Saban despertó a Derrewyn y ambos acompañaron a Gilan hasta el Viejo Templo. Era la noche más corta del año y Gilan no dejaba de escudriñar el horizonte hacia el noreste, temeroso de que el Sol saliera antes de que él alcanzara el Viejo Templo.

–Tengo que señalar por dónde sale el Sol –explicó conforme pasaban entre los túmulos funerarios. Hizo una reverencia ante los ancestros y continuó a toda prisa hacía donde aguardaban las piedras en sus narrias de madera a este lado de la zanja del Viejo Templo. El cielo del noreste se estaba aclarando a ojos vista, pero los rayos del Sol aún tenían que asomar por detrás de las lejanas colinas boscosas–. Necesitamos algo que sirva de referencia –añadió Gilan, y Saban bajó a la zanja y recogió media docena de buenos trozos de creta. Luego se quedó en el sendero de entrada, mientras Gilan se llegaba hasta la estaca que marcaba el centro del templo. Derrewyn, que tenía prohibida la entrada al santuario por ser mujer, esperó entre las zanjas y los márgenes del sendero sagrado recién construido.

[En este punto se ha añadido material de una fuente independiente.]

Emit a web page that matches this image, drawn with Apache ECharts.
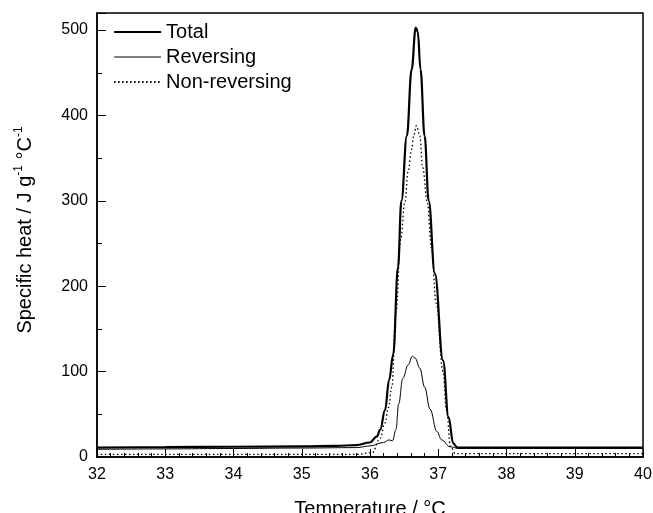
<!DOCTYPE html>
<html>
<head>
<meta charset="utf-8">
<script src="https://cdn.jsdelivr.net/npm/echarts@6/dist/echarts.min.js"></script>
<style>
  html, body { margin: 0; padding: 0; background: #fff; }
  #chart { width: 653px; height: 513px; }
</style>
</head>
<body>
<div id="chart"></div>
<script>
// Temperature (°C) and specific heat (J g-1 °C-1)
var totalTemp = [32, 33, 34, 35, 35.5, 35.8, 36.0, 36.1, 36.15, 36.22, 36.28, 36.34, 36.41, 36.46, 36.54, 36.61, 36.67, 36.70, 36.74, 36.80, 36.86, 36.95, 37.07, 37.15, 37.22, 37.28, 38, 39, 40];
var totalHeat = [11, 11.5, 12, 12.5, 13, 14, 17, 24, 32, 55, 90, 120, 222, 300, 376, 454, 503, 498, 454, 376, 300, 215, 113, 47, 16, 11, 11, 11, 11];

var revTemp = [32, 33, 34, 35, 35.8, 36.0, 36.2, 36.28, 36.33, 36.38, 36.42, 36.48, 36.56, 36.62, 36.66, 36.73, 36.80, 36.88, 36.98, 37.05, 37.17, 37.3, 38, 40];
var revHeat = [9, 9.5, 10, 10.5, 11, 13, 17, 20, 19, 32, 62, 92, 108, 118, 116, 104, 82, 56, 30, 20, 12, 10, 10, 10];

var nonRevTemp = [32, 33, 34, 35, 35.8, 36.03, 36.15, 36.22, 36.27, 36.32, 36.38, 36.45, 36.51, 36.56, 36.61, 36.64, 36.68, 36.73, 36.77, 36.84, 36.90, 36.97, 37.07, 37.12, 37.18, 37.25, 38, 40];
var nonRevHeat = [3, 3, 3, 3, 3, 5, 22, 40, 58, 82, 170, 255, 298, 335, 360, 376, 388, 376, 340, 298, 245, 180, 100, 55, 12, 4, 4, 4];

var xTicks = [32, 33, 34, 35, 36, 37, 38, 39, 40];
var yTicks = [0, 100, 200, 300, 400, 500];

function pairs(xs, ys) {
  return xs.map(function (x, i) { return [x, ys[i]]; });
}

var chart = echarts.init(document.getElementById('chart'));
var font = 'Liberation Sans, Arial, sans-serif';

chart.setOption({
  backgroundColor: '#ffffff',
  animation: false,
  grid: {
    left: 97, right: 10, top: 13, bottom: 56,
    outerBoundsMode: 'none', containLabel: false,
    show: true, borderColor: '#000', borderWidth: 1.5, backgroundColor: 'transparent'
  },
  legend: {
    orient: 'vertical',
    left: 113, top: 22, padding: 0,
    itemWidth: 47, itemHeight: 14, itemGap: 5,
    itemStyle: { opacity: 0 },
    textStyle: { fontFamily: font, fontSize: 20, color: '#000' },
    data: [
      { name: 'Total', lineStyle: { width: 2.2 } },
      { name: 'Reversing', lineStyle: { width: 1.2 } },
      { name: 'Non-reversing' }
    ]
  },
  xAxis: {
    type: 'value',
    min: xTicks[0], max: xTicks[xTicks.length - 1], interval: 1,
    name: 'Temperature / °C',
    nameLocation: 'middle', nameGap: 42,
    nameTextStyle: { fontFamily: font, fontSize: 20, color: '#000' },
    axisLine: { show: true, onZero: false, lineStyle: { color: '#000', width: 1.5 } },
    axisTick: { inside: true, length: 8, lineStyle: { color: '#000', width: 1 } },
    minorTick: { show: true, splitNumber: 5, length: 4, lineStyle: { color: '#000', width: 1 } },
    axisLabel: { fontFamily: font, fontSize: 16, color: '#000', margin: 10 },
    splitLine: { show: false }
  },
  yAxis: {
    type: 'value',
    min: 0, max: 520, interval: 100,
    name: '{n|Specific heat / J g}{s|-1}{n| °C}{s|-1}',
    nameLocation: 'middle', nameGap: 60, nameRotate: 90,
    nameTextStyle: {
      fontFamily: font, color: '#000', padding: [0, 0, 0, 10],
      rich: {
        n: { fontFamily: font, fontSize: 20, color: '#000', lineHeight: 24 },
        s: { fontFamily: font, fontSize: 12, color: '#000', verticalAlign: 'top', lineHeight: 24, padding: [0, 0, 10, 0] }
      }
    },
    axisLine: { show: true, lineStyle: { color: '#000', width: 1.5 } },
    axisTick: { inside: true, length: 9, lineStyle: { color: '#000', width: 1 } },
    minorTick: { show: true, splitNumber: 2, length: 5, lineStyle: { color: '#000', width: 1 } },
    axisLabel: {
      fontFamily: font, fontSize: 16, color: '#000', margin: 9,
      formatter: function (v) { return yTicks.indexOf(v) >= 0 ? String(v) : ''; }
    },
    splitLine: { show: false }
  },
  series: [
    {
      name: 'Total', type: 'line', data: pairs(totalTemp, totalHeat),
      symbol: 'none', smooth: 0.4, smoothMonotone: 'x',
      lineStyle: { color: '#000', width: 2.2 }, itemStyle: { color: '#000' }, z: 3
    },
    {
      name: 'Reversing', type: 'line', data: pairs(revTemp, revHeat),
      symbol: 'none', smooth: 0.4, smoothMonotone: 'x',
      lineStyle: { color: '#000', width: 1 }, itemStyle: { color: '#000' }, z: 2
    },
    {
      name: 'Non-reversing', type: 'line', data: pairs(nonRevTemp, nonRevHeat),
      symbol: 'none', smooth: 0.4, smoothMonotone: 'x',
      lineStyle: { color: '#000', width: 1.3, type: [1.5, 2.5] }, itemStyle: { color: '#000' }, z: 1
    }
  ]
});
</script>
</body>
</html>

Saban se volvió de cara al noreste. El horizonte estaba brumoso y las colinas que lo ocultaban tenían un tono grisáceo y estaban tamizadas por el humo de las hogueras del solsticio, ya casi extinguidas, que surgía del valle de Ratharryn. Las reses en las laderas más próximas no eran sino blancas siluetas fantasmales.

–Pronto –anunció Gilan–, pronto. –Y rezó para que las nubes dispersas que había en el cielo no ocultaran la salida del Sol.

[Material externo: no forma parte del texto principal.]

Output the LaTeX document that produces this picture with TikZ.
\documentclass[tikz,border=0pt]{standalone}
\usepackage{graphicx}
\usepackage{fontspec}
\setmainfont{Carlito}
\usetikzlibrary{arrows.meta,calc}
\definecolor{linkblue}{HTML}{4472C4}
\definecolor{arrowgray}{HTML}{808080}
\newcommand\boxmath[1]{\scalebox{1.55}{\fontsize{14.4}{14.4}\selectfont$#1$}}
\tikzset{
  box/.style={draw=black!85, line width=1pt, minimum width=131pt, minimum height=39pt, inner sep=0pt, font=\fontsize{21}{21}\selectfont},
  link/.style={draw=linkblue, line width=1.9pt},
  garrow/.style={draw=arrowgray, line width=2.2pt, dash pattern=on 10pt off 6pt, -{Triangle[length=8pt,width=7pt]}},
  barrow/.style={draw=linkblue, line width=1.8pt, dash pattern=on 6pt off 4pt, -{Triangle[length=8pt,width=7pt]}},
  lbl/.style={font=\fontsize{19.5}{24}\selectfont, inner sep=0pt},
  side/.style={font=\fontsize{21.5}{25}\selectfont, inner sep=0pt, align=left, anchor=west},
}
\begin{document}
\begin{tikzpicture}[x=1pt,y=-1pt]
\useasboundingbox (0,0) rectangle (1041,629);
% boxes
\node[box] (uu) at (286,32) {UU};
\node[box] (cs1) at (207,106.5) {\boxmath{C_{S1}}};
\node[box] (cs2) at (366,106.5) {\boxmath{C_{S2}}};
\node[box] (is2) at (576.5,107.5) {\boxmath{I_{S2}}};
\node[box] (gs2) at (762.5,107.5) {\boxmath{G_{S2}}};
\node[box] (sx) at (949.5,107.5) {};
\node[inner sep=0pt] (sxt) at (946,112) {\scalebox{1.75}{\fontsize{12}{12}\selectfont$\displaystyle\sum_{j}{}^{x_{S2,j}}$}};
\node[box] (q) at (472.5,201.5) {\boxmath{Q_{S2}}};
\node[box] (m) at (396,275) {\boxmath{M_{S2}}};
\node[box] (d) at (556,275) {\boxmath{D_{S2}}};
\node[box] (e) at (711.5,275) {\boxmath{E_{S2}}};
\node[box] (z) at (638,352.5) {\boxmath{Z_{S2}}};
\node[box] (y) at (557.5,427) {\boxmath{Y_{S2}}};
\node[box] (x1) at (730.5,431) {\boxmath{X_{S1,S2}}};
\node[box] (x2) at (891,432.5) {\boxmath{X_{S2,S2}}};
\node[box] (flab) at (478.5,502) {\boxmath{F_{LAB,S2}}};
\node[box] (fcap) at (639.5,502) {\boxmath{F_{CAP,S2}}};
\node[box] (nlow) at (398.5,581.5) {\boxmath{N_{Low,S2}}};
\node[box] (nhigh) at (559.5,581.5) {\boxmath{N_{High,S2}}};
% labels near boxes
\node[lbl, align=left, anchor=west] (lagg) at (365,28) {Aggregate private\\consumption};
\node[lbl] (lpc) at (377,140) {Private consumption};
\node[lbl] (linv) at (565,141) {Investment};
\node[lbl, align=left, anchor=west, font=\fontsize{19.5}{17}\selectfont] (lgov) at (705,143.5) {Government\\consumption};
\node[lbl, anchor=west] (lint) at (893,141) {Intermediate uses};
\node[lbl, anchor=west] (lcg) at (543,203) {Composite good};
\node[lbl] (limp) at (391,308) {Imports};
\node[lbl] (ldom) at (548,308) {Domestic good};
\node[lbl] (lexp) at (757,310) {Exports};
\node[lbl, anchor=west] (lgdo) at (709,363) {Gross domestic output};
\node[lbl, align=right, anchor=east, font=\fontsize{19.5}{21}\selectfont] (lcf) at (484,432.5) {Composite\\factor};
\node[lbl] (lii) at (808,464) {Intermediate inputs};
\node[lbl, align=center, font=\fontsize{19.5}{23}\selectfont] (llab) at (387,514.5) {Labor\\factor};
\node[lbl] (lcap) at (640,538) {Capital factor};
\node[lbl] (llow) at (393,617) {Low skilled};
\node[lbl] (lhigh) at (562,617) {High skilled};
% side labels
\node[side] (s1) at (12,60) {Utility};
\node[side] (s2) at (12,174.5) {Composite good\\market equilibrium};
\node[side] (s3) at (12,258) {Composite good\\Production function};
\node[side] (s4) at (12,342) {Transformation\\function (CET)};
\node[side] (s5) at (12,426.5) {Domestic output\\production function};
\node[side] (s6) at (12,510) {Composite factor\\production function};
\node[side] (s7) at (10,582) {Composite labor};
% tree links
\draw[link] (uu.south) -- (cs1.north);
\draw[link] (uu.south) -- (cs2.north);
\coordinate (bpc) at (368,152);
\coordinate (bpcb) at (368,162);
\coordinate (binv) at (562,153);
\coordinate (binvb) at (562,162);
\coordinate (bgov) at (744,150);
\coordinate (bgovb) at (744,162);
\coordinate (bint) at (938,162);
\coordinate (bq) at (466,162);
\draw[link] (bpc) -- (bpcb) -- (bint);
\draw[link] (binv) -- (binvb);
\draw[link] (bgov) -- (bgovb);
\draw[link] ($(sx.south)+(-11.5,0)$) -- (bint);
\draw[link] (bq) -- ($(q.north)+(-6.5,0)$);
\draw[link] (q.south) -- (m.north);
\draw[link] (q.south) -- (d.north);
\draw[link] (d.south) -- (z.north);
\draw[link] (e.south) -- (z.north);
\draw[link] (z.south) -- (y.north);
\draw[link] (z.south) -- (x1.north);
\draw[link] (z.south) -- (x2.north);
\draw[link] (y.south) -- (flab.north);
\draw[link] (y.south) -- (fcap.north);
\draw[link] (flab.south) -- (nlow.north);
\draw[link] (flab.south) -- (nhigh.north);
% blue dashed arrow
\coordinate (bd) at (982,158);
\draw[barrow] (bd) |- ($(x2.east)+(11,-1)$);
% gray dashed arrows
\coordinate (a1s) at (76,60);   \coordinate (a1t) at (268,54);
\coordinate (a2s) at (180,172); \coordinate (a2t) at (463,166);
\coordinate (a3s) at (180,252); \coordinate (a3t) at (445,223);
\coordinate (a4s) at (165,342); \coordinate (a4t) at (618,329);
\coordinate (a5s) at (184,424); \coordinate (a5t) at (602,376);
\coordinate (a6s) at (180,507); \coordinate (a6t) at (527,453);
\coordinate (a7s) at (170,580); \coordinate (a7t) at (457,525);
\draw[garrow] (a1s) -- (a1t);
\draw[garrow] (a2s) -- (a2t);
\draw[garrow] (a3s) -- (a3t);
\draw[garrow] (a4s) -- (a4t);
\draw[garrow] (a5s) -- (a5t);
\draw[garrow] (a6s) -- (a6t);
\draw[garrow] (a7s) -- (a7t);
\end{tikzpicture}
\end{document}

Las nubes se tornaron de un color rosado y el rosa se hizo más intenso y se propagó convirtiéndose en rojo. Saban, que contemplaba el cielo encendido allí donde entraba en contacto con la tierra de color negro azabache, vio una franja de cielo por encima de los árboles y, de pronto, una intensa luminosidad impregnó aquellos bosques lejanos y el margen superior del Sol se abrió paso entre las hojas.

–A tu izquierda –le indicó Gilan–. A tu izquierda. Un paso. No, atrás. Ahí. ¡Ahí!

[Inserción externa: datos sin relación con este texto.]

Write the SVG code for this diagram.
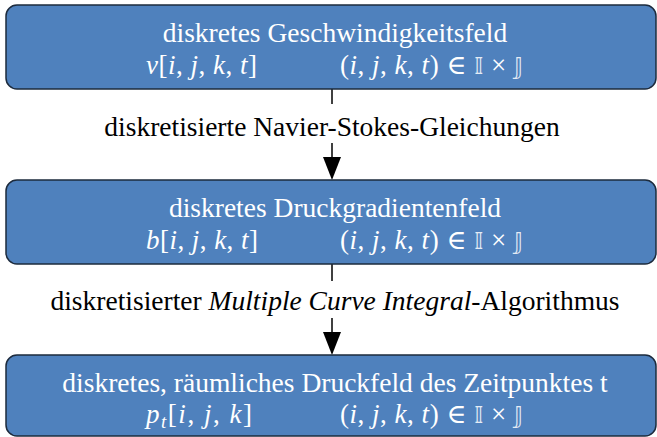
<svg xmlns="http://www.w3.org/2000/svg" width="657" height="437" viewBox="0 0 657 437">
  <style>
    .box { fill: #4F81BD; stroke: #1d2b3d; stroke-width: 1.5; }
    .title { font-family: "Liberation Serif", "Times New Roman", serif; font-size: 27.5px; fill: #ffffff; text-anchor: middle; }
    .math { font-family: "Liberation Serif", "DejaVu Serif", serif; font-size: 27px; fill: #ffffff; }
    .mi { font-style: italic; }
    .ds { font-family: "DejaVu Sans", "DejaVu Serif", sans-serif; font-size: 23px; fill: #e4ebf5; }
    .label { font-family: "Liberation Serif", "Times New Roman", serif; font-size: 27.5px; fill: #000000; text-anchor: middle; }
    .conn { stroke: #000000; stroke-width: 1.5; fill: none; }
  </style>

  <rect width="657" height="437" fill="#ffffff"/>

  <g id="connectors">
    <line class="conn" x1="332" y1="89" x2="332" y2="104"/>
    <line class="conn" x1="332" y1="143" x2="332" y2="157"/>
    <path d="M323,157 L341,157 L332,180 Z" fill="#000000"/>
    <line class="conn" x1="332" y1="264" x2="332" y2="281"/>
    <line class="conn" x1="332" y1="318" x2="332" y2="332"/>
    <path d="M323,332 L341,332 L332,355 Z" fill="#000000"/>
    <text class="label" x="332" y="136">diskretisierte Navier-Stokes-Gleichungen</text>
    <text class="label" x="335" y="310">diskretisierter <tspan font-style="italic">Multiple Curve Integral</tspan>-Algorithmus</text>
  </g>

  <g id="node-velocity">
    <rect class="box" x="6" y="5" width="650" height="84" rx="11" ry="11"/>
    <text class="title" x="335" y="42">diskretes Geschwindigkeitsfeld</text>
    <text class="math" x="146" y="74" textLength="111"><tspan class="mi">v</tspan>[<tspan class="mi">i</tspan>, <tspan class="mi">j</tspan>, <tspan class="mi">k</tspan>, <tspan class="mi">t</tspan>]</text>
    <text class="math" x="340" y="74" textLength="183">(<tspan class="mi">i</tspan>, <tspan class="mi">j</tspan>, <tspan class="mi">k</tspan>, <tspan class="mi">t</tspan>) ∈ <tspan class="ds">𝕀</tspan> × <tspan class="ds">𝕁</tspan></text>
  </g>

  <g id="node-pressure-gradient">
    <rect class="box" x="6" y="180" width="650" height="84" rx="11" ry="11"/>
    <text class="title" x="335" y="217">diskretes Druckgradientenfeld</text>
    <text class="math" x="146" y="249" textLength="112"><tspan class="mi">b</tspan>[<tspan class="mi">i</tspan>, <tspan class="mi">j</tspan>, <tspan class="mi">k</tspan>, <tspan class="mi">t</tspan>]</text>
    <text class="math" x="340" y="249" textLength="183">(<tspan class="mi">i</tspan>, <tspan class="mi">j</tspan>, <tspan class="mi">k</tspan>, <tspan class="mi">t</tspan>) ∈ <tspan class="ds">𝕀</tspan> × <tspan class="ds">𝕁</tspan></text>
  </g>

  <g id="node-pressure">
    <rect class="box" x="6" y="355" width="650" height="81" rx="11" ry="11"/>
    <text class="title" x="335" y="392">diskretes, räumliches Druckfeld des Zeitpunktes t</text>
    <text class="math" x="146" y="423" textLength="106"><tspan class="mi">p</tspan><tspan class="mi" font-size="19" dy="5">t</tspan><tspan dy="-5">[</tspan><tspan class="mi">i</tspan>, <tspan class="mi">j</tspan>, <tspan class="mi">k</tspan>]</text>
    <text class="math" x="340" y="423" textLength="183">(<tspan class="mi">i</tspan>, <tspan class="mi">j</tspan>, <tspan class="mi">k</tspan>, <tspan class="mi">t</tspan>) ∈ <tspan class="ds">𝕀</tspan> × <tspan class="ds">𝕁</tspan></text>
  </g>
</svg>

Saban colocó una señalización de creta a sus pies y se incorporó para ver al Sol ahuyentar las estrellas. Al principio Slaol apareció como una bola aplastada que rezumaba un cieno ígneo sobre la cadena de colinas boscosas, y la primera luz del nuevo año brilló directamente sobre el flamante sendero sagrado que llevaba hasta la entrada al Viejo Templo. Saban se hizo visera con la mano y observó mermar en los valles las sombras de la noche.

–¡A tu derecha! –le gritó Gilan–. ¡A tu derecha!

Hizo que Saban colocara otra señalización en el punto donde el Sol resultaba por fin completamente visible sobre el horizonte y esperó a que el astro asomara por encima de la cabeza de Saban para hacerle colocar una tercera señalización. Los cánticos de la tribu dieron la bienvenida a la luz del Sol que se acercaba lentamente por encima de la hierba.

Gilan examinó las señalizaciones que había colocado Saban y lanzó un gruñido de satisfacción al ver que algunos de los viejos postes que se habían podrido en sus agujeros marcaban sin lugar a dudas la misma alineación.

–Hemos hecho un buen trabajo –admitió satisfecho.

–¿Qué hacemos ahora? –preguntó Saban.

Gilan señaló con un gesto ambos lados de la entrada del templo.

–Vamos a plantar ahí dos de las piedras más grandes a modo de puerta –anunció, y luego señaló hacia donde se encontraba Derrewyn en el sendero sagrado–, y otras dos allí para enmarcar la salida del Sol en el solsticio de verano.

–¿Y las cuatro piedras más pequeñas? –inquirió Saban.

–Señalarán el ciclo de Lahanna –respondió el sacerdote, y apuntó hacia el otro lado del valle fluvial–. Señalaremos su punto de aparición más al sur –explicó, y acto seguido se volvió y señaló en dirección opuesta–, y donde desaparece hacia el norte. –El rostro de Gilan resplandecía de felicidad iluminado por la primera luz del día–. Será un templo sencillo –continuó en voz queda–, pero hermoso. Muy hermoso. Una línea para Slaol y dos para Lahanna como indicación de un lugar en el que pueden reunirse bajo el cielo.

–Pero si están enemistados –señaló Saban.

Gilan se echó a reír. Era un hombre amable, calvo y corpulento, que nunca había albergado el miedo de Hirac a ofender a los dioses.